I have a string in which I want to get out the city, in this example it would be ‘Elland Rd’ and ‘Leeds’.
mystring = "0000\" club_info=\"Elland Rd, Leeds\" Pitch=\"100x50\""
city = gsub(".* club_info=\"(.*),(.+)\.*", "\\2", mystring) #cant get this part to work
My theory behind getting the city is to search for everything after the comma and up until the backslash but I cant seem to get it to recognize the backslash
>Solution :
I prefer strcapture to extract multiple patterns vice repeated gsubing, how about this?
strcapture('.*club_info="([^"]+),([^"]+)".(.*)', mystring, list(x1="", x2="", x3=""))
# x1 x2 x3
# 1 Elland Rd Leeds Pitch="100x50"
(It was not required to include the Pitch= in there, but I thought you might use it since it appears you’re doing reductive gsubing.)

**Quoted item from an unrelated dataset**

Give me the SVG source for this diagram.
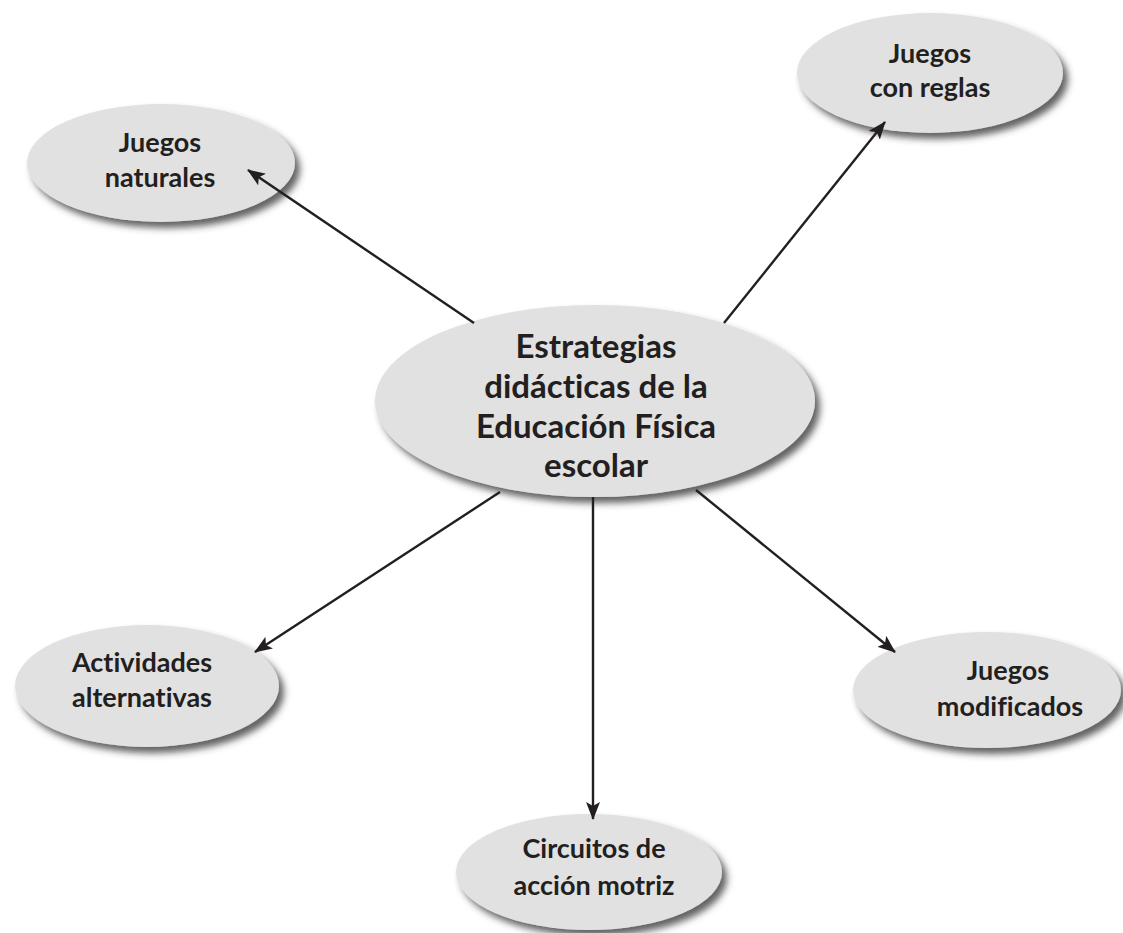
<svg xmlns="http://www.w3.org/2000/svg" width="1123" height="933" viewBox="0 0 1123 933">
<style>
.node ellipse{fill:#e1e1e1;filter:url(#sh)}
.node text{font-family:Lato,"Open Sans","Liberation Sans",sans-serif;font-weight:bold;fill:#231f20;text-anchor:middle;font-size:27px;font-variant-ligatures:none;font-feature-settings:"liga" 0}
.node.main text{font-size:33px}
.conn line{stroke:#231f20;stroke-width:2.4;marker-end:url(#ah)}
</style>
<defs>
<filter id="sh" x="-20%" y="-30%" width="140%" height="160%">
<feDropShadow dx="5" dy="6" stdDeviation="3.5" flood-color="#3a3a3a" flood-opacity="0.8"/>
</filter>
<marker id="ah" viewBox="0 0 18 14" refX="17" refY="7" markerWidth="18" markerHeight="14" markerUnits="userSpaceOnUse" orient="auto">
<path d="M0,0 L18,7 L0,14 L4,7 z" fill="#231f20"/>
</marker>
</defs>
<rect width="1123" height="933" fill="#fff"/>
<g id="n-naturales" class="node">
<ellipse cx="161" cy="163" rx="134" ry="59"/>
<text x="160" y="152">Juegos</text>
<text x="160" y="187">naturales</text>
</g>
<g id="n-reglas" class="node">
<ellipse cx="930" cy="73" rx="133" ry="60"/>
<text x="930" y="63">Juegos</text>
<text x="930" y="97">con reglas</text>
</g>
<g id="n-main" class="node main">
<ellipse cx="595" cy="401" rx="220" ry="96"/>
<text x="596" y="358">Estrategias</text>
<text x="596" y="398">didácticas de la</text>
<text x="596" y="438">Educación Física</text>
<text x="596" y="477">escolar</text>
</g>
<g id="n-actividades" class="node">
<ellipse cx="147" cy="686" rx="132" ry="61"/>
<text x="142" y="672">Actividades</text>
<text x="142" y="707">alternativas</text>
</g>
<g id="n-modificados" class="node">
<ellipse cx="987" cy="690" rx="134" ry="58"/>
<text x="1008" y="680">Juegos</text>
<text x="1010" y="716">modificados</text>
</g>
<g id="n-circuitos" class="node">
<ellipse cx="589" cy="872" rx="133" ry="58"/>
<text x="594" y="858">Circuitos de</text>
<text x="594" y="895">acción motriz</text>
</g>
<g class="conn">
<line x1="474" y1="323" x2="248" y2="170"/>
<line x1="724" y1="323" x2="885" y2="122"/>
<line x1="500" y1="492" x2="255" y2="652"/>
<line x1="593" y1="497" x2="593" y2="819"/>
<line x1="696" y1="490" x2="895" y2="652"/>
</g>
</svg>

FYI, x2 here has a leading space; it could be handled in the regex, but if you are not 100% positive it’s in all cases, then it might be simpler to add trimws(.), as in
strcapture('.*club_info="([^"]+),([^"]+)".(.*)', mystring, list(x1="", x2="", x3="")) |>
lapply(trimws)
# $x1
# [1] "Elland Rd"
# $x2
# [1] "Leeds"
# $x3
# [1] "Pitch=\"100x50\""
In this case it does drop from a data.frame to a list, but I’m not certain you need a frame, a named list should suffice. If you really want it as a frame — and many of my use-cases really prefer that — just add |> as.data.frame() to the pipe.